Manchild: how about a windmill then? You’ve still got it in you, you know.

You: what if I snap my hamstring?

Manchild: okay, just do the caterpillar then, people will be so impressed.

You : hernia, back-sprain?
Your blushes are saved. You’ve put your manchild back in the man-creche. You’re a liberated man freed from the infant on your back. You are homo libero infanticus.

Mind you, at some times he will inevitably control you.

And never forget, that the manchild possesses wonderful qualities borne from the child. The child is curious, amazed with life, un-selfconscious, creative, excited and free from preconception and prejudice. Being childish and child-like are worlds apart.

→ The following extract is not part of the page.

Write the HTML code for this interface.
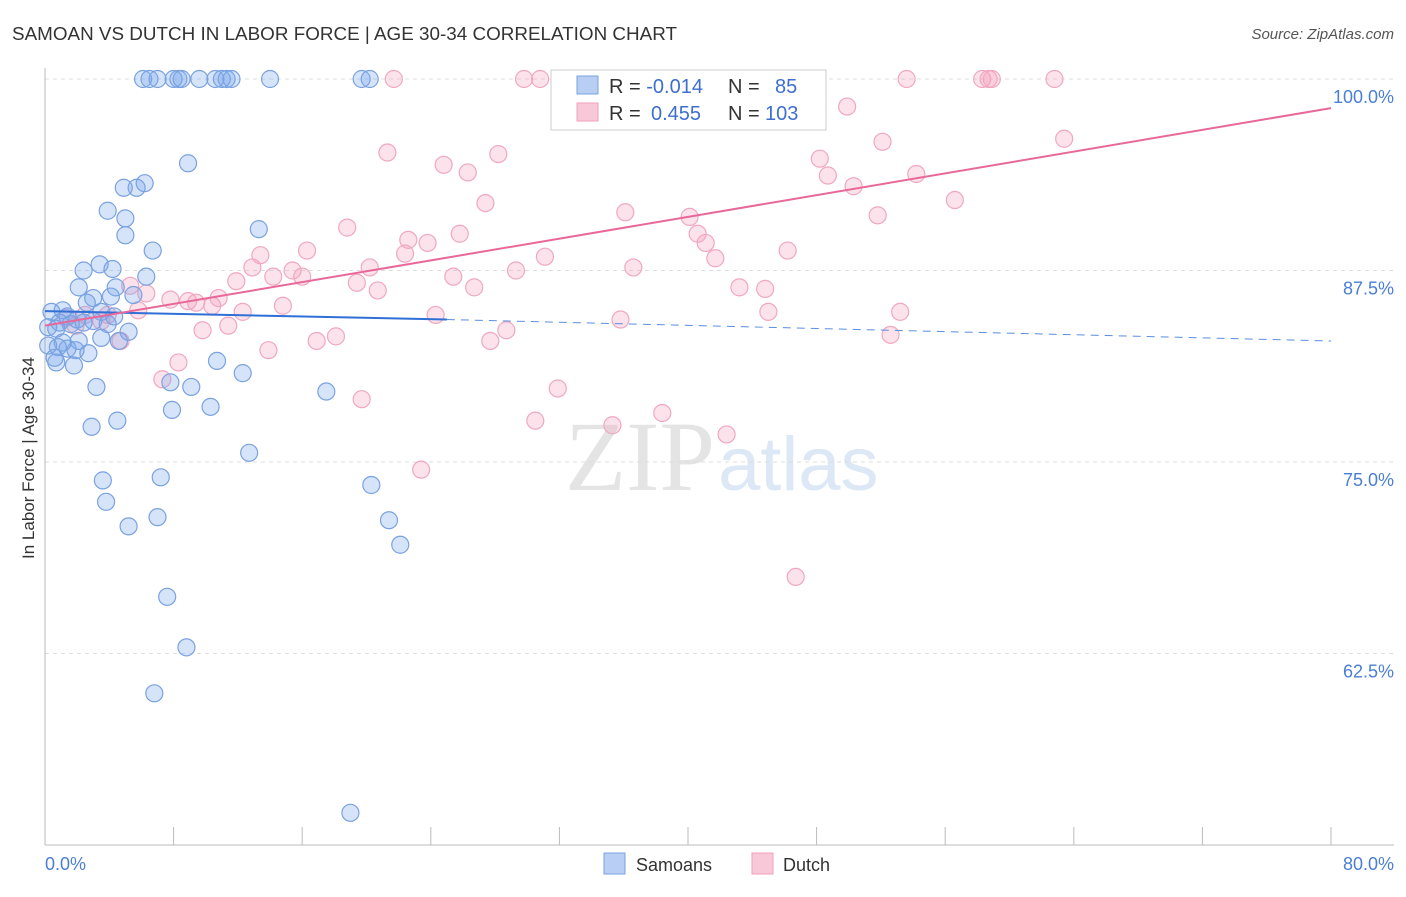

There’s a place and time to act your age (work, social functions, IKEA) or act your shoe size and that That’s what I’ve learned since that morning standing knee-deep in a freezing pond rescuing a model boat. My feet still go cold when I think of it. Where’s that onesie?

***

#selfimprovement

#man

#child

2 Comments

  1. I’m sorry, but I really must disagree here. Act one’s age…in IKEA??? Wouldn’t that mean not kicking around the stuffed soccer balls or walking on the balance beam in the kids’ furniture area? Wouldn’t that mean not skipping from one display room to the next and pretending that I live there? I think not, sir! I’ll save that grown-up stuff for when I’m at work. Unless I really get an urge to sail a paper airplane over the cubicle walls, that is.

    Liked by 1 person

    1. Ha ha! You’re so right! The pillow fights, the hide and seek areas, being Indiana Jones with an imaginary whip (paper tape measure), and not forgetting the chariot race on the shopping trolleys. It IS an adult playground and I thank you for reminding me.